------ Extracted records ------
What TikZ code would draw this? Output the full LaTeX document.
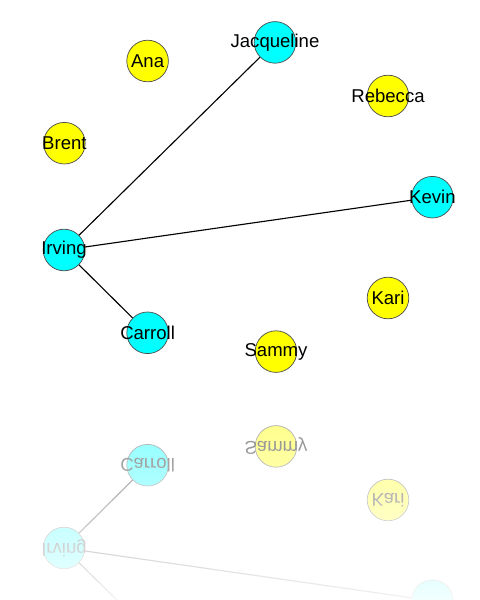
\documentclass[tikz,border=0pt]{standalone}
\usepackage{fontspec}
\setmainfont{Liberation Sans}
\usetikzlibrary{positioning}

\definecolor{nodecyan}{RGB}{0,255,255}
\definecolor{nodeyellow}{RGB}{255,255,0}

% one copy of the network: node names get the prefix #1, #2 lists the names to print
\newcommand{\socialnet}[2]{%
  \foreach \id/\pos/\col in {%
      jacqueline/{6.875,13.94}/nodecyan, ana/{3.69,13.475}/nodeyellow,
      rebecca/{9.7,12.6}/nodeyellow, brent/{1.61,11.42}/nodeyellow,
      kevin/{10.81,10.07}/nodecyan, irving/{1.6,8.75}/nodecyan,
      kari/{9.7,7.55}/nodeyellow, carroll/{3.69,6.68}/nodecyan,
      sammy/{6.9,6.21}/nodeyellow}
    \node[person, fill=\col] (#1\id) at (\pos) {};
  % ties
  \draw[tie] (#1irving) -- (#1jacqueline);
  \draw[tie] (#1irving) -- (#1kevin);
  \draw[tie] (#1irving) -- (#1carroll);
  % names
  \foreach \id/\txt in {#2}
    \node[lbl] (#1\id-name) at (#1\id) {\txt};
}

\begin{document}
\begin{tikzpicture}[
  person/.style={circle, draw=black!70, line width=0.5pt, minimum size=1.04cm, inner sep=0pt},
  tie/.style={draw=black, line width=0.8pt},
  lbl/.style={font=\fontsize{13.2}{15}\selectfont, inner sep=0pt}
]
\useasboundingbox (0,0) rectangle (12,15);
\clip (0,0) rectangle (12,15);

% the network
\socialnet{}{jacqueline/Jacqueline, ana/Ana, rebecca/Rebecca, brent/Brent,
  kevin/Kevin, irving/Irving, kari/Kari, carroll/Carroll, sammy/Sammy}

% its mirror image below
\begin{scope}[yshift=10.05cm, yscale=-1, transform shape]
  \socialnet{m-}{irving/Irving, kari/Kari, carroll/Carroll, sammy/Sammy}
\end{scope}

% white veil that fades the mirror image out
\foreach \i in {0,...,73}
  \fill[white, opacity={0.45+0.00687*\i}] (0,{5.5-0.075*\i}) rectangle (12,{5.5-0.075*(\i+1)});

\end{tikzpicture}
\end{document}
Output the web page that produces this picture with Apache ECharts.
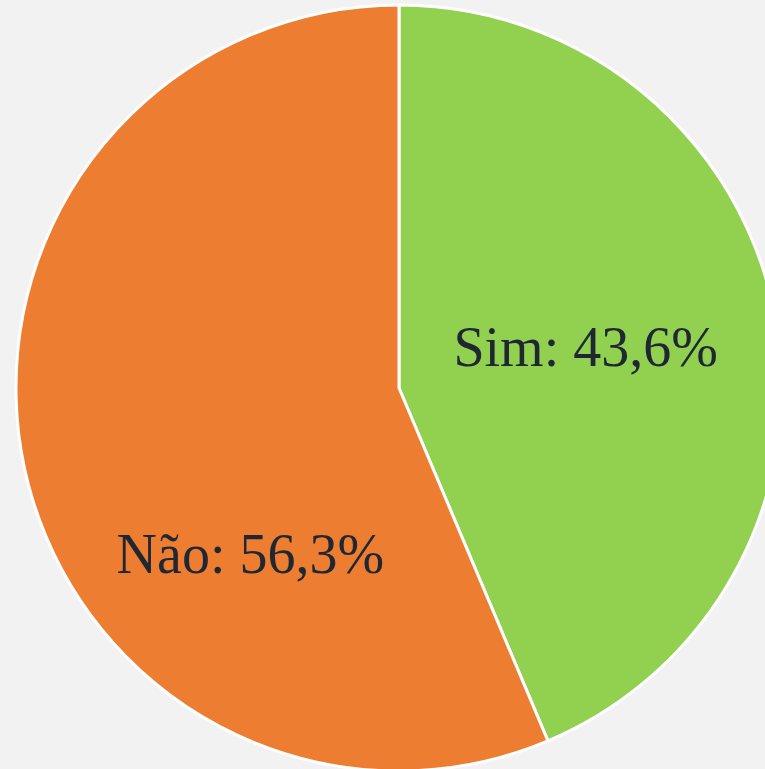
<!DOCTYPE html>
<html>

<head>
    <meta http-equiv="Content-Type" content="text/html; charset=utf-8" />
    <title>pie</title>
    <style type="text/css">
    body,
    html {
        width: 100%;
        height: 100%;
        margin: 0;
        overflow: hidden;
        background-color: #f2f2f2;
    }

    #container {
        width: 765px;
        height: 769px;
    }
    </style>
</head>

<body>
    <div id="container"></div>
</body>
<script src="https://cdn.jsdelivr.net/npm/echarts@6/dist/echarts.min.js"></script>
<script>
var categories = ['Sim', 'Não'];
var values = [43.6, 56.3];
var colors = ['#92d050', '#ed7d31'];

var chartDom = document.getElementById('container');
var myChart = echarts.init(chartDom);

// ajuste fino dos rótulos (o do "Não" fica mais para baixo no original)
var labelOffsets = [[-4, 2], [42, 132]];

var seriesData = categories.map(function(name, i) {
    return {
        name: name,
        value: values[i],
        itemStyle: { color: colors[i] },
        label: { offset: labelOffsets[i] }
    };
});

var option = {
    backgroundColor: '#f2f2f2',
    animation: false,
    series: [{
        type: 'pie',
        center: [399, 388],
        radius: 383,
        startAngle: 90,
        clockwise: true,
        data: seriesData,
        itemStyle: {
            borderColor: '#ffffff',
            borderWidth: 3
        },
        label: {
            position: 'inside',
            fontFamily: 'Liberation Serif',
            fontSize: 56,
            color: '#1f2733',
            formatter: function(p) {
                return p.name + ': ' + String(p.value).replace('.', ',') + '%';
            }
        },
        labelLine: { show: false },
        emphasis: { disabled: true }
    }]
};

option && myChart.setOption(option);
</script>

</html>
------
- [Instructions for the task]: Reproduce each line exactly as it appears, omitting the pictures.

- [The response]:
What TikZ code would draw this? Output the full LaTeX document.
\documentclass[tikz,border=0pt]{standalone}
\usepackage{fontspec}
\setmainfont{Liberation Sans}
\usetikzlibrary{positioning}

\definecolor{nodecyan}{RGB}{0,255,255}
\definecolor{nodeyellow}{RGB}{255,255,0}

% one copy of the network: node names get the prefix #1, #2 lists the names to print
\newcommand{\socialnet}[2]{%
  \foreach \id/\pos/\col in {%
      jacqueline/{6.875,13.94}/nodecyan, ana/{3.69,13.475}/nodeyellow,
      rebecca/{9.7,12.6}/nodeyellow, brent/{1.61,11.42}/nodeyellow,
      kevin/{10.81,10.07}/nodecyan, irving/{1.6,8.75}/nodecyan,
      kari/{9.7,7.55}/nodeyellow, carroll/{3.69,6.68}/nodecyan,
      sammy/{6.9,6.21}/nodeyellow}
    \node[person, fill=\col] (#1\id) at (\pos) {};
  % ties
  \draw[tie] (#1irving) -- (#1jacqueline);
  \draw[tie] (#1irving) -- (#1kevin);
  \draw[tie] (#1irving) -- (#1carroll);
  % names
  \foreach \id/\txt in {#2}
    \node[lbl] (#1\id-name) at (#1\id) {\txt};
}

\begin{document}
\begin{tikzpicture}[
  person/.style={circle, draw=black!70, line width=0.5pt, minimum size=1.04cm, inner sep=0pt},
  tie/.style={draw=black, line width=0.8pt},
  lbl/.style={font=\fontsize{13.2}{15}\selectfont, inner sep=0pt}
]
\useasboundingbox (0,0) rectangle (12,15);
\clip (0,0) rectangle (12,15);

% the network
\socialnet{}{jacqueline/Jacqueline, ana/Ana, rebecca/Rebecca, brent/Brent,
  kevin/Kevin, irving/Irving, kari/Kari, carroll/Carroll, sammy/Sammy}

% its mirror image below
\begin{scope}[yshift=10.05cm, yscale=-1, transform shape]
  \socialnet{m-}{irving/Irving, kari/Kari, carroll/Carroll, sammy/Sammy}
\end{scope}

% white veil that fades the mirror image out
\foreach \i in {0,...,73}
  \fill[white, opacity={0.45+0.00687*\i}] (0,{5.5-0.075*\i}) rectangle (12,{5.5-0.075*(\i+1)});

\end{tikzpicture}
\end{document}
Output the web page that produces this picture with Apache ECharts.
<!DOCTYPE html>
<html>

<head>
    <meta http-equiv="Content-Type" content="text/html; charset=utf-8" />
    <title>pie</title>
    <style type="text/css">
    body,
    html {
        width: 100%;
        height: 100%;
        margin: 0;
        overflow: hidden;
        background-color: #f2f2f2;
    }

    #container {
        width: 765px;
        height: 769px;
    }
    </style>
</head>

<body>
    <div id="container"></div>
</body>
<script src="https://cdn.jsdelivr.net/npm/echarts@6/dist/echarts.min.js"></script>
<script>
var categories = ['Sim', 'Não'];
var values = [43.6, 56.3];
var colors = ['#92d050', '#ed7d31'];

var chartDom = document.getElementById('container');
var myChart = echarts.init(chartDom);

// ajuste fino dos rótulos (o do "Não" fica mais para baixo no original)
var labelOffsets = [[-4, 2], [42, 132]];

var seriesData = categories.map(function(name, i) {
    return {
        name: name,
        value: values[i],
        itemStyle: { color: colors[i] },
        label: { offset: labelOffsets[i] }
    };
});

var option = {
    backgroundColor: '#f2f2f2',
    animation: false,
    series: [{
        type: 'pie',
        center: [399, 388],
        radius: 383,
        startAngle: 90,
        clockwise: true,
        data: seriesData,
        itemStyle: {
            borderColor: '#ffffff',
            borderWidth: 3
        },
        label: {
            position: 'inside',
            fontFamily: 'Liberation Serif',
            fontSize: 56,
            color: '#1f2733',
            formatter: function(p) {
                return p.name + ': ' + String(p.value).replace('.', ',') + '%';
            }
        },
        labelLine: { show: false },
        emphasis: { disabled: true }
    }]
};

option && myChart.setOption(option);
</script>

</html>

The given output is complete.